15h30-16h30 Guglielmo Nocera
The E3-structure on the spherical category of a reductive group
The E3-structure on the spherical category of a reductive group Let G be a reductive group over the complex numbers, e.g. GLn,C. There is a monoidal triangulated/dg/∞-category Sph(G), called the spherical category of G, which plays an important role in the Geometric Langlands program. For example, its behaviour provides important constraints in the formulation of the Geometric Langlands Conjecture. This ∞-category is not symmetric monoidal, but it admits a t-structure whose heart is symmetric monoidal: more precisely, the heart is monoidal-equivalent to a category of representations of a group (the Langlands dual of G) with its (symmetric monoidal) tensor product. In this talk, I will present how to upgrade the existing E1-monoidal structure on Sph(G) to an E3-monoidal one, which formally recovers the symmetric monoidal structure of the heart. The construction implements ideas of Jacob Lurie and uses a strongly topologically flavoured presentation of Sph(G), namely as an ∞-category of constructible sheaves over a stratified space. If time permits, I will also briefly explain its connection to ongoing work of Campbell–Raskin, which allows to show that our E3-structure agrees with the interpretation of Sph(G) as the operadic E2-center of a derived ∞-category of representations induced by results of Bezrukavnikov–Finkelberg and Ben-Zvi–Francis–Nadler. Part of this work is joint with Morena Porzio.

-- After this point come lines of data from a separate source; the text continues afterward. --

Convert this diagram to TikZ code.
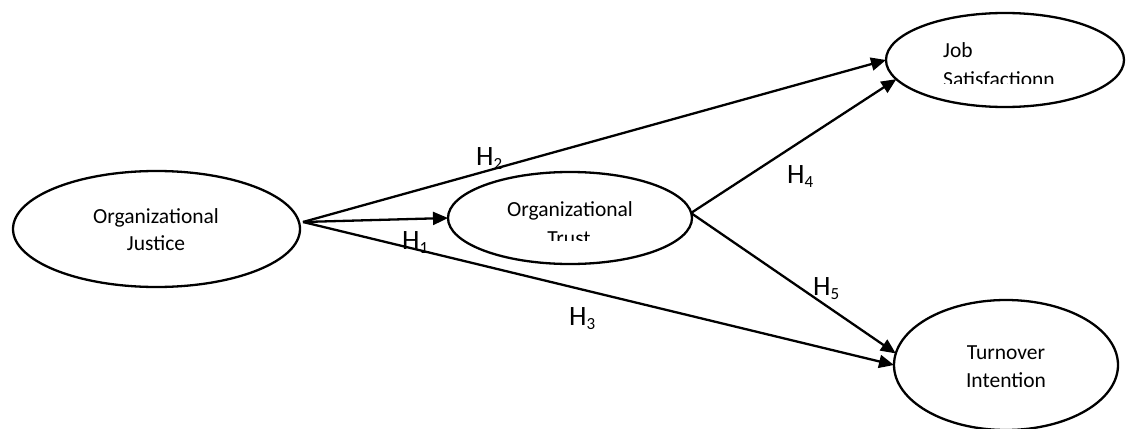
\documentclass[tikz,border=0pt]{standalone}
\usepackage{fontspec}
\setmainfont{Carlito}
\usetikzlibrary{shapes.geometric,arrows.meta}

\tikzset{
  construct/.style={draw, ellipse, line width=2.3pt, inner sep=0pt, outer sep=0pt},
  path/.style={line width=2.3pt, -{Triangle[length=15pt,width=13pt]}},
  txt/.style={anchor=base, inner sep=0pt, font=\fontsize{21.5}{27}\selectfont},
  hyp/.style={anchor=base west, inner sep=0pt, font=\fontsize{28}{30}\selectfont}
}
\newcommand{\hyplabel}[1]{H\raisebox{-4pt}{\fontsize{17}{17}\selectfont #1}}

\begin{document}
\begin{tikzpicture}[x=1pt,y=-1pt]
  \useasboundingbox (0,0) rectangle (1126,428);

  % latent constructs
  \node[construct, minimum width=287pt, minimum height=116pt] (just) at (156.5,229) {};
  \node[construct, minimum width=244pt, minimum height=92pt]  (trust) at (570,218) {};
  \node[construct, minimum width=238pt, minimum height=94pt]  (job) at (1005,60) {};
  \node[construct, minimum width=224pt, minimum height=130pt] (turn) at (1006,365) {};

  % construct names
  \node[txt] (just1) at (156,223) {Organizational};
  \node[txt] (just2) at (156,250) {Justice};
  \node[txt] (trust1) at (570,216) {Organizational};
  \begin{scope}
    \clip (440,226) rectangle (700,240);
    \node[txt] (trust2) at (569,245) {Trust};
  \end{scope}
  \node[txt, anchor=base west] (job1) at (943,58) {Job};
  \begin{scope}
    \clip (930,64) rectangle (1100,83);
    \node[txt, anchor=base west] (job2) at (943,86) {Satisfactionn};
  \end{scope}
  \node[txt] (turn1) at (1006,359) {Turnover};
  \node[txt] (turn2) at (1006,387) {Intention};

  % path origins
  \coordinate (src) at (303,222);
  \coordinate (hub) at (691,213);

  % hypothesised paths
  \draw[path] (src) -- (trust.west);
  \draw[path] (src) -- (job.west);
  \draw[path] (src) -- (turn.west);
  \draw[path] (hub) -- (job.190);
  \draw[path] (hub) -- (turn.174);

  % hypothesis labels
  \node[hyp] (h1) at (402,249) {\hyplabel{1}};
  \node[hyp] (h2) at (476,165) {\hyplabel{2}};
  \node[hyp] (h3) at (569,325) {\hyplabel{3}};
  \node[hyp] (h4) at (787,183) {\hyplabel{4}};
  \node[hyp] (h5) at (813,295) {\hyplabel{5}};
\end{tikzpicture}
\end{document}
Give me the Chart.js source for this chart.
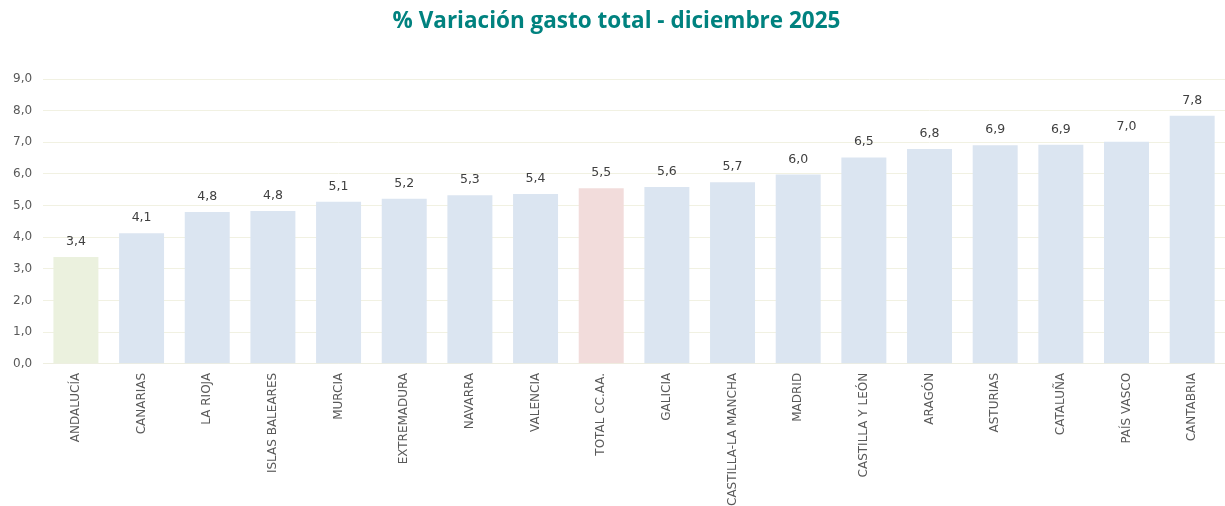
<!DOCTYPE html>
<html>
<head>
<meta charset="utf-8">
<script src="https://cdn.jsdelivr.net/npm/chart.js@4"></script>
<style>
  html, body { margin: 0; padding: 0; background: #fff; }
  #wrap { width: 1225px; height: 506px; position: relative; }
</style>
</head>
<body>
<div id="wrap"><canvas id="chart"></canvas></div>
<script>
const TITLE = '% Variación gasto total - diciembre 2025';

const regions = [
    'ANDALUCÍA', 'CANARIAS', 'LA RIOJA', 'ISLAS BALEARES', 'MURCIA', 'EXTREMADURA',
    'NAVARRA', 'VALENCIA', 'TOTAL CC.AA.', 'GALICIA', 'CASTILLA-LA MANCHA', 'MADRID',
    'CASTILLA Y LEÓN', 'ARAGÓN', 'ASTURIAS', 'CATALUÑA', 'PAÍS VASCO', 'CANTABRIA'
];
const variation = [
    3.38, 4.13, 4.80, 4.83, 5.12, 5.22,
    5.33, 5.37, 5.55, 5.59, 5.74, 5.98,
    6.52, 6.79, 6.91, 6.92, 7.02, 7.84
];

const BAR_COLOR   = '#dbe5f1';
const FIRST_COLOR = '#ebf1de';
const TOTAL_COLOR = '#f2dcdb';
const TEXT_FONT   = '"DejaVu Sans"';

const fmt = (v) => v.toFixed(1).replace('.', ',');

const barColors = regions.map((r, i) =>
    i === 0 ? FIRST_COLOR : r === 'TOTAL CC.AA.' ? TOTAL_COLOR : BAR_COLOR);

// value labels above each bar
const valueLabels = {
    id: 'valueLabels',
    afterDatasetsDraw(chart) {
        const ctx = chart.ctx;
        const meta = chart.getDatasetMeta(0);
        ctx.save();
        ctx.font = '12.5px ' + TEXT_FONT;
        ctx.fillStyle = '#404040';
        ctx.textAlign = 'center';
        ctx.textBaseline = 'bottom';
        meta.data.forEach((bar, i) => {
            ctx.fillText(fmt(variation[i]), bar.x, bar.y - 9);
        });
        ctx.restore();
    }
};

const ctx = document.getElementById('chart').getContext('2d');
new Chart(ctx, {
    type: 'bar',
    data: {
        labels: regions,
        datasets: [{
            data: variation,
            backgroundColor: barColors,
            borderWidth: 0,
            categoryPercentage: 1.0,
            barPercentage: 0.685,
        }]
    },
    options: {
        responsive: true,
        maintainAspectRatio: false,
        animation: false,
        layout: { padding: { left: 2, right: -6, top: 0, bottom: -9 } },
        plugins: {
            legend: { display: false },
            tooltip: { enabled: false },
            title: {
                display: true,
                text: TITLE,
                color: '#00827f',
                font: { family: 'Open Sans', size: 22.5, weight: 'bold' },
                padding: { top: 8, bottom: 44 }
            }
        },
        scales: {
            x: {
                grid: { display: false, drawTicks: false },
                border: { color: '#eeeee0' },
                ticks: {
                    color: '#595959',
                    font: { family: TEXT_FONT, size: 12 },
                    minRotation: 90,
                    maxRotation: 90,
                    autoSkip: false,
                    padding: 9
                }
            },
            y: {
                min: 0,
                max: 9,
                grid: { color: '#f1f1e2', drawTicks: false },
                border: { display: false },
                ticks: {
                    stepSize: 1,
                    color: '#595959',
                    font: { family: TEXT_FONT, size: 12 },
                    padding: 11,
                    callback: (v) => fmt(v)
                }
            }
        }
    },
    plugins: [valueLabels]
});
</script>
</body>
</html>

16h45-17h45 Victor Pecanha Brittes
Localisations of the model structure for 2-quasi-categories
Localisations of the model structure for 2-quasi-categories 2-quasi-categories are a model for (infinity, 2)-categories introduced by Ara. They are the fibrant objects of a model structure on the category of Θ_2-sets, where Θ_2 is a 2-dimensional analog of the simplex category Δ. In this talk, we will explain how we can localise this model structure to obtain models for the homotopy theory of spaces, 2-categories and homotopy 2-types. |